Data wrangling with tidyr and dplyr

Eirini Zormpa

The RSA

Last time you learned how to:

  • Read data into R
  • Understand and manipulate tibbles
  • Understand and manipulate factors
  • Alternate between date formats

Factors

R has a special data class, called factor, to deal with categorical data. Factors:

  • are stored as integers associated with labels, though they look like character vectors
  • can be ordered (ordinal) or unordered (nominal)
  • create a structured relation between the different levels (values) of a categorical variable, such as days of the week or responses to a question in a survey

Exercise

5 mins

05:00
  1. In the central_heating variable, rename “no”, “yes”, and “unknown” to “No”, “Yes” and “Unknown” respectively.
  2. Recreate the barplot such that “Unknown” is last.

Solution

census_data$central_heating <- fct_recode(census_data$central_heating,
                              No = "no",
                              Unknown = "unknown",
                              Yes = "yes")

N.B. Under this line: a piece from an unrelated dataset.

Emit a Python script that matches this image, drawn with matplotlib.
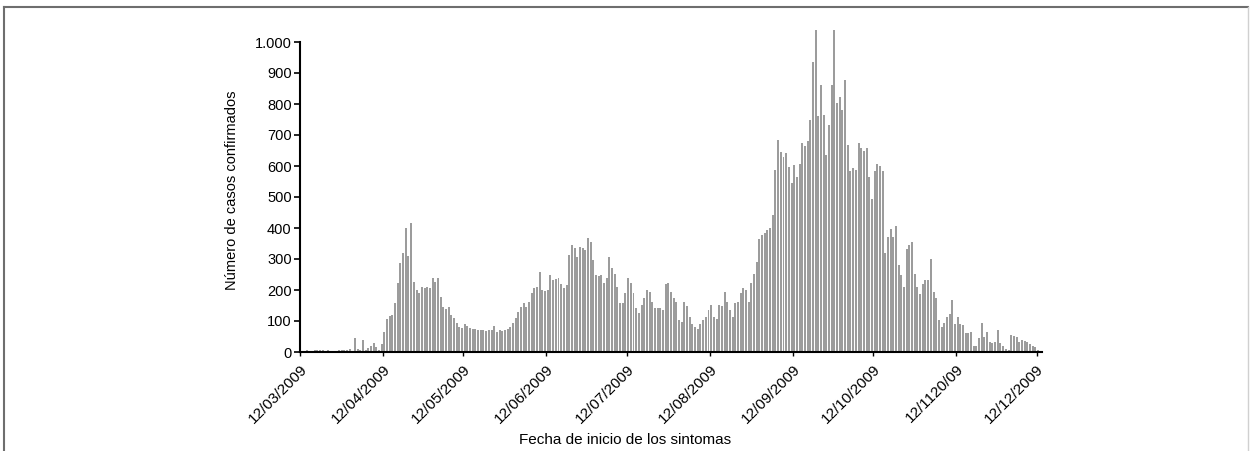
import numpy as np
import matplotlib
matplotlib.use("Agg")
import matplotlib.pyplot as plt
from matplotlib.lines import Line2D

# daily confirmed cases, one value per day starting 12/03/2009
cases = [
    3, 0, 5, 2, 0, 5, 6, 5, 6, 4, 5, 0, 0, 0, 5, 6, 7, 8, 10, 3,
    45, 10, 5, 40, 8, 12, 20, 28, 15, 8, 25, 65, 108, 115, 118, 157, 222, 287, 318, 400,
    310, 415, 225, 200, 190, 210, 205, 210, 208, 240, 225, 240, 178, 145, 140, 145, 120, 110, 95, 82,
    78, 90, 85, 78, 75, 75, 70, 70, 70, 68, 70, 70, 85, 65, 70, 68, 70, 75, 80, 95,
    110, 128, 145, 157, 145, 160, 190, 205, 210, 258, 200, 197, 200, 248, 232, 235, 240, 220, 205, 215,
    312, 345, 335, 308, 340, 335, 330, 368, 355, 297, 248, 245, 248, 223, 240, 307, 270, 252, 210, 157,
    157, 190, 238, 222, 190, 143, 125, 152, 173, 200, 192, 162, 142, 142, 142, 137, 220, 222, 195, 173,
    162, 103, 98, 162, 147, 113, 90, 82, 73, 90, 103, 113, 137, 152, 113, 105, 152, 147, 195, 160,
    135, 113, 157, 162, 190, 205, 200, 160, 222, 252, 290, 365, 378, 385, 393, 400, 442, 587, 684, 646,
    630, 641, 597, 545, 602, 565, 605, 675, 664, 680, 750, 937, 1038, 760, 862, 765, 637, 733, 860, 1038,
    803, 824, 782, 878, 669, 583, 594, 587, 675, 658, 648, 658, 565, 495, 583, 608, 600, 585, 320, 371,
    398, 371, 408, 280, 250, 210, 333, 345, 355, 253, 209, 188, 220, 231, 233, 301, 194, 175, 103, 81,
    95, 113, 122, 168, 90, 112, 90, 88, 60, 62, 65, 18, 20, 45, 95, 48, 63, 32, 30, 33,
    70, 30, 20, 10, 5, 55, 53, 47, 32, 40, 36, 33, 25, 18, 15, 8, 3,
]
days = np.arange(len(cases))

# month ticks: days from 12/03/2009
tick_days = [0, 31, 61, 92, 122, 153, 184, 214, 245, 275]
tick_labels = ["12/03/2009", "12/04/2009", "12/05/2009", "12/06/2009", "12/07/2009",
               "12/08/2009", "12/09/2009", "12/10/2009", "12/1120/09", "12/12/2009"]
y_ticks = [0, 100, 200, 300, 400, 500, 600, 700, 800, 900, 1000]
y_labels = ["0", "100", "200", "300", "400", "500", "600", "700", "800", "900", "1.000"]

FONT = ["Liberation Sans Narrow", "Liberation Sans", "DejaVu Sans"]
plt.rcParams["font.family"] = FONT

fig = plt.figure(figsize=(12.52, 4.51), dpi=100)
ax = fig.add_axes([300 / 1252, 99 / 451, 742 / 1252, 310 / 451])

ax.bar(days + 0.5, cases, width=0.74, color="#9c9c9c", edgecolor="none",
       clip_on=False, zorder=2)

ax.set_xlim(0, 277)
ax.set_ylim(0, 1000)
ax.set_xticks(tick_days)
ax.set_xticklabels(tick_labels, rotation=45, ha="right", rotation_mode="anchor",
                   fontsize=11)
ax.set_yticks(y_ticks)
ax.set_yticklabels(y_labels, fontsize=10.5)
ax.tick_params(axis="y", length=4, width=1.2, pad=2)
ax.tick_params(axis="x", length=3, width=1.0, pad=4)

for s in ("top", "right"):
    ax.spines[s].set_visible(False)
for s in ("left", "bottom"):
    ax.spines[s].set_linewidth(1.5)
ax.set_facecolor("none")

fig.text(232 / 1252, 1 - 190 / 451, "Número de casos confirmados", rotation=90,
         ha="center", va="center", fontsize=10.5)
fig.text(625 / 1252, 1 - 440 / 451, "Fecha de inicio de los sintomas",
         ha="center", va="center", fontsize=11)

# outer frame of the original figure
frame_kw = dict(color="#6e6e6e", linewidth=1.5, transform=fig.transFigure)
fig.add_artist(Line2D([4 / 1252, 1248 / 1252], [1 - 7 / 451, 1 - 7 / 451], **frame_kw))
fig.add_artist(Line2D([4 / 1252, 4 / 1252], [0, 1 - 7 / 451], **frame_kw))
fig.add_artist(Line2D([1248 / 1252, 1248 / 1252], [0, 1 - 7 / 451], color="#d0d0d0",
                      linewidth=1.0, transform=fig.transFigure))

fig.savefig("out.png", dpi=100)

census_data$central_heating <- factor(census_data$central_heating, levels = c("No", "Yes", "Unknown"))

plot(census_data$central_heating)

Data wrangling with dplyr and tidyr

Learning objectives

  • Subset columns or rows with select or filter and create new columns with mutate.
  • Link the output of one function to the input of another function with the ‘pipe’ operator %>%.
  • Use summarise, group_by, and count to split a data frame into groups of observations, apply summary statistics for each group, and then combine the results.
  • Export a dataframe to a .csv and .tsv file.

Exercise 3.1

5 mins

05:00

Using pipes, subset census_data to include responses from participants based in London and retain only the columns household_size, dwelling_type, and cars

Exercise 3.1 solution

census_data %>%
  filter(region == "London") %>%
  select(household_size, dwelling_type, cars)

Note that if you select before you filter, your code won’t run. That’s because you’re not retaining the variable that you use in your filtering. When piping, order matters!

Exercise 3.2

10 mins

10:00
  1. How many respondents lived in each dwelling_type?
  2. Use group_by() and summarise() to find the median, min, and max number of bedrooms for each dwelling_type. Also add the number of observations (hint: see ?n)
  3. What was the dwelling type with the most cars for each region?

Exercise 3.2 solution

1.
census_data %>%
    count(dwelling_type)

2. 
census_data %>%
    group_by(dwelling_type) %>%
    summarise(
        median_bedrooms = median(bedrooms),
        min_bedrooms = min(bedrooms),
        max_bedrooms = max(bedrooms),
        n = n()
    )

3.
census_data %>%
  drop_na(cars) %>%
  group_by(region) %>%
  filter(cars == max(cars))

Summary

  • Subset columns or rows with select or filter and create new columns with mutate.
  • Link the output of one function to the input of another function with the ‘pipe’ operator %>%.
  • Use summarise, group_by, and count to split a data frame into groups of observations, apply summary statistics for each group, and then combine the results.
  • Export a dataframe to a .csv and .tsv file.